Belfast Telegraph

Allen & Overy hails benefits of on-the-job training

By Lesley Houston

International law firm Allen & Overy has thrown itself behind the Belfast Telegraph campaign to encourage companies to take on apprentices.

New apprentices have been announced for the global law firm's Belfast support services centre in Belfast in an intake planned for the summer.

The announcement follows a successful IT Apprenticeship programme developed by the Department for Employment and Learning and Belfast Metropolitan College.

Launched as a pilot in 2012, the scheme now involves more than 20 IT employers and has recruited over 80 apprentices for software development and IT infrastructure roles in the public and private sector with plans in place to build on its success.

Two young people already reaping the rewards of the apprenticeships are 19-year-old school leaver Niamh Donegan and James Reynolds who found positions as IT infrastructure apprentices at the law firm's Belfast base, which supports a global operation of 43 offices from Donegall Quay.
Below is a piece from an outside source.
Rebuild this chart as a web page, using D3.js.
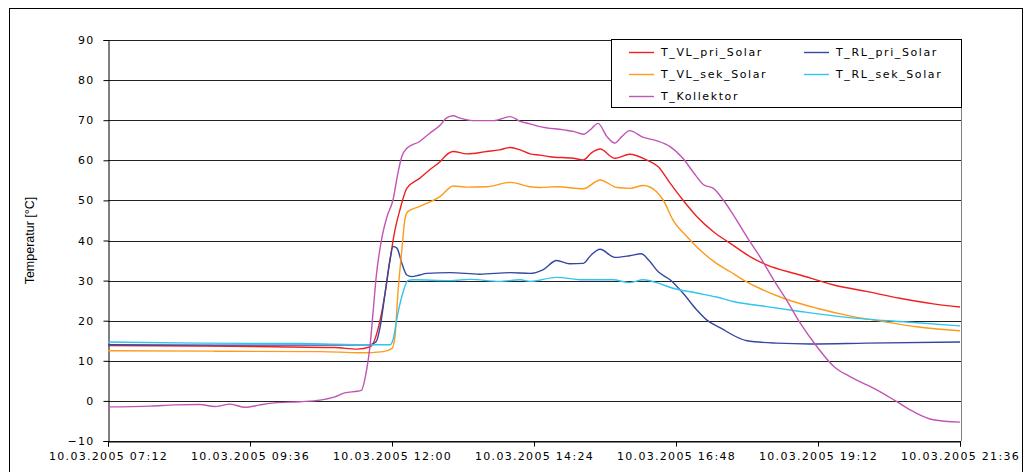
<!DOCTYPE html>
<html><head><meta charset="utf-8">
<script src="https://cdn.jsdelivr.net/npm/d3@7"></script>
<style>body{margin:0;background:#fff} svg{display:block}</style>
</head><body><svg id="c" width="1027" height="472"></svg>
<script>
const day = "10.03.2005";
const yTicks = [-10, 0, 10, 20, 30, 40, 50, 60, 70, 80, 90];
const xTickLabels = ["07:12", "09:36", "12:00", "14:24", "16:48", "19:12", "21:36"];
const yTitle = "Temperatur [°C]";

const vlPriTimes = ["07:12","08:45","10:01","11:02","11:25","11:38","11:48","11:53","11:58","12:03","12:08","12:15","12:28","12:38","12:49","12:55","13:02","13:16","13:36","13:49","14:00","14:10","14:20","14:30","14:40","15:04","15:14","15:22","15:31","15:46","16:01","16:18","16:30","16:42","16:55","17:09","17:26","17:43","18:03","18:20","18:54","19:28","20:01","20:35","21:09","21:36"];
const vlPriValues = [13.8,13.7,13.5,13.3,12.9,13.5,20.2,26.9,35.2,42.6,47.6,53.0,55.5,57.6,59.7,61.3,62.2,61.6,62.2,62.6,63.2,62.6,61.6,61.3,60.9,60.5,60.1,61.8,62.8,60.5,61.5,60.1,58.4,54.3,50.1,46.0,42.2,39.3,36.0,33.9,31.4,28.9,27.3,25.6,24.2,23.4];

const rlPriTimes = ["07:12","09:00","10:47","11:38","11:44","11:48","11:53","11:58","12:01","12:05","12:10","12:15","12:20","12:28","12:35","12:59","13:29","14:00","14:20","14:33","14:47","15:00","15:14","15:22","15:31","15:46","16:01","16:13","16:20","16:30","16:42","16:55","17:09","17:19","17:33","18:00","18:30","19:04","20:01","21:36"];
const rlPriValues = [14.0,13.9,13.9,14.0,14.8,18.5,26.9,35.2,38.5,38.1,34.3,31.4,31.0,31.4,31.8,32.0,31.6,32.0,31.8,32.7,35.0,34.2,34.3,36.4,37.8,35.8,36.2,36.7,35.2,32.2,30.2,26.9,22.7,20.2,18.2,15.0,14.4,14.2,14.4,14.7];

const vlSekTimes = ["07:12","09:00","10:47","11:28","11:51","12:00","12:03","12:06","12:10","12:13","12:16","12:28","12:49","13:02","13:16","13:36","14:00","14:20","14:30","14:47","15:14","15:31","15:48","16:01","16:15","16:28","16:35","16:45","16:59","17:16","17:29","17:43","17:56","18:37","19:11","19:44","20:18","20:52","21:36"];
const vlSekValues = [12.5,12.4,12.3,12.0,12.3,13.1,16.0,26.9,37.7,45.1,47.2,48.5,51.0,53.6,53.3,53.4,54.5,53.4,53.2,53.4,52.9,55.1,53.2,53.0,53.7,52.2,50.1,45.1,41.0,36.8,34.3,32.2,30.2,25.6,23.1,21.2,19.8,18.5,17.5];

const rlSekTimes = ["07:12","08:45","10:27","11:38","11:58","12:01","12:06","12:11","12:16","12:22","12:59","13:19","13:49","14:10","14:20","14:47","15:14","15:44","16:01","16:15","16:28","16:45","17:09","17:29","17:46","18:20","18:54","19:28","20:01","20:35","21:36"];
const rlSekValues = [14.7,14.4,14.3,14.0,14.0,15.2,21.9,26.9,30.0,30.2,30.0,30.3,29.8,30.2,29.8,30.8,30.2,30.2,29.5,30.2,29.5,28.1,26.9,25.9,24.8,23.5,22.3,21.2,20.4,19.8,18.7];

const kollTimes = ["07:12","07:55","08:20","08:45","09:00","09:16","09:31","09:46","10:01","10:27","10:47","11:02","11:12","11:25","11:29","11:33","11:38","11:41","11:44","11:50","11:55","12:01","12:06","12:10","12:15","12:28","12:38","12:49","12:55","13:02","13:09","13:22","13:43","14:00","14:10","14:20","14:30","14:54","15:04","15:14","15:21","15:29","15:38","15:46","15:53","16:01","16:15","16:28","16:42","16:55","17:05","17:16","17:26","17:36","17:43","18:03","18:13","18:27","18:40","18:54","19:11","19:28","19:44","20:12","20:32","20:49","21:09","21:36"];
const kollValues = [-1.5,-1.3,-1.0,-0.9,-1.4,-0.8,-1.6,-1.0,-0.5,-0.2,0.2,1.0,2.0,2.4,2.6,6.1,14.4,22.7,31.0,41.0,46.0,50.1,56.8,61.0,63.0,64.7,66.7,68.8,70.5,71.1,70.5,69.9,69.9,70.9,69.7,69.1,68.4,67.6,67.2,66.5,67.6,69.2,65.9,64.3,65.9,67.4,65.7,64.9,63.4,60.5,57.2,53.9,53.0,50.1,47.6,39.7,36.0,30.2,25.2,19.4,13.5,8.6,6.1,2.7,-0.2,-2.7,-4.7,-5.3];

const seriesNames = ["T_VL_pri_Solar", "T_RL_pri_Solar", "T_VL_sek_Solar", "T_RL_sek_Solar", "T_Kollektor"];
const seriesColors = ["#f02020", "#3348a0", "#ff9a1a", "#30c4f0", "#c055b5"];
const seriesData = [
  [vlPriTimes, vlPriValues],
  [rlPriTimes, rlPriValues],
  [vlSekTimes, vlSekValues],
  [rlSekTimes, rlSekValues],
  [kollTimes, kollValues]
];
const parse = d3.timeParse("%d.%m.%Y %H:%M");

const svg = d3.select("#c");
const L = 108, R = 961, T = 40, B = 441;
const x = d3.scaleTime().domain([parse(day + " 07:12"), parse(day + " 21:36")]).range([L, R - 1]);
const y = d3.scaleLinear().domain([-10, 90]).range([B, T]);
const font = "'DejaVu Sans', Verdana, sans-serif";

// outer frame
svg.append("rect").attr("x", 9.5).attr("y", 8.5).attr("width", 1013).attr("height", 480)
  .attr("fill", "none").attr("stroke", "#000");

// gridlines
const crisp = v => Math.round(v) + 0.5;
svg.append("g").selectAll("line").data(yTicks).join("line")
  .attr("x1", L).attr("x2", R).attr("y1", d => crisp(y(d))).attr("y2", d => crisp(y(d)))
  .attr("stroke", "#222").attr("stroke-width", 1);

// right plot border
svg.append("line").attr("x1", R + 0.5).attr("x2", R + 0.5).attr("y1", T).attr("y2", B)
  .attr("stroke", "#808080");

// y axis
const yAxis = svg.append("g").attr("transform", `translate(${L + 0.5},0)`)
  .call(d3.axisLeft(y).tickValues(yTicks).tickSize(5).tickPadding(9).tickFormat(d3.format("d")));
yAxis.select(".domain").attr("stroke", "#000");
yAxis.selectAll(".tick line").attr("stroke", "#000");
yAxis.selectAll(".tick text").attr("font-family", font).attr("font-size", "11px")
  .attr("letter-spacing", "1.3px").attr("fill", "#000");

// x axis
const xAxis = svg.append("g").attr("transform", `translate(0,${crisp(B)})`)
  .call(d3.axisBottom(x).tickValues(xTickLabels.map(t => parse(day + " " + t)))
    .tickSize(5).tickPadding(6).tickFormat(d3.timeFormat("%d.%m.%Y %H:%M")));
xAxis.select(".domain").attr("stroke", "#000");
xAxis.selectAll(".tick line").attr("stroke", "#000");
xAxis.selectAll(".tick text").attr("font-family", font).attr("font-size", "11px")
  .attr("letter-spacing", "1.3px").attr("fill", "#000");

// y title
svg.append("text").attr("transform", `translate(34,${(T + B) / 2}) rotate(-90)`)
  .attr("text-anchor", "middle").attr("font-family", "'Liberation Sans', Arial, sans-serif")
  .attr("font-size", "12.5px").attr("fill", "#000").text(yTitle);

// lines
const line = d3.line().x(d => x(d[0])).y(d => y(d[1])).curve(d3.curveMonotoneX);
const plot = svg.append("g");
seriesData.forEach(([times, vals], i) => {
  const pts = times.map((t, j) => [parse(day + " " + t), vals[j]]);
  plot.append("path").datum(pts).attr("d", line).attr("fill", "none")
    .attr("stroke", seriesColors[i]).attr("stroke-width", 1.4);
});

// legend
const lg = svg.append("g");
lg.append("rect").attr("x", 611.5).attr("y", 39.5).attr("width", 350).attr("height", 68)
  .attr("fill", "#fff").attr("stroke", "#000");
const legPos = [[629, 52], [804, 52], [629, 74], [804, 74], [629, 96]];
seriesNames.forEach((n, i) => {
  const [lx, ly] = legPos[i];
  lg.append("line").attr("x1", lx).attr("x2", lx + 25).attr("y1", ly + 0.5).attr("y2", ly + 0.5)
    .attr("stroke", seriesColors[i]).attr("stroke-width", 1.4);
  lg.append("text").attr("x", lx + 32).attr("y", ly + 4).attr("font-family", font)
    .attr("font-size", "11px").attr("letter-spacing", "1.6px").attr("fill", "#000").text(n);
});
</script></body></html>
In addition to on-the-job development, the pair also spend one day per week at Belfast Met learning theory and working towards Level 2 and 3 IT qualifications and Microsoft qualifications.

The young apprentices have made a good impression in their first six months and the firm recently confirmed it intends to recruit more apprentices from Belfast Met in the coming months – but has yet to confirm how many. IT support team leader Andrew Glenn said: "Our two apprentices, Niamh and James, have both made a fantastic impression in the office and are doing extremely well.

"As a firm, we are getting great value from the initiative and have been blown away by the positive and mature attitude expressed by both apprentices.

"Their thirst and enthusiasm for learning is exemplary and if they continue in this vein we foresee a promising and rewarding career for both."

Niamh said: "At Allen & Overy I've been given the opportunity to grow both my personal and professional skills.

"Every day is different and I've really come to understand just how diverse a career in IT can be.

"Working on a global scale is incredibly rewarding, my experience has transformed my perception of apprenticeships and has turned what would have been a gap year into a promising career."

Dr Jonathan Heggarty, head of the school of electronic and computing technologies at Belfast Met, said: "The public/private IT apprenticeship programme has proven to be a great success for both the participating companies and Belfast Met.

"Young people deserve to be taught real skills for real jobs."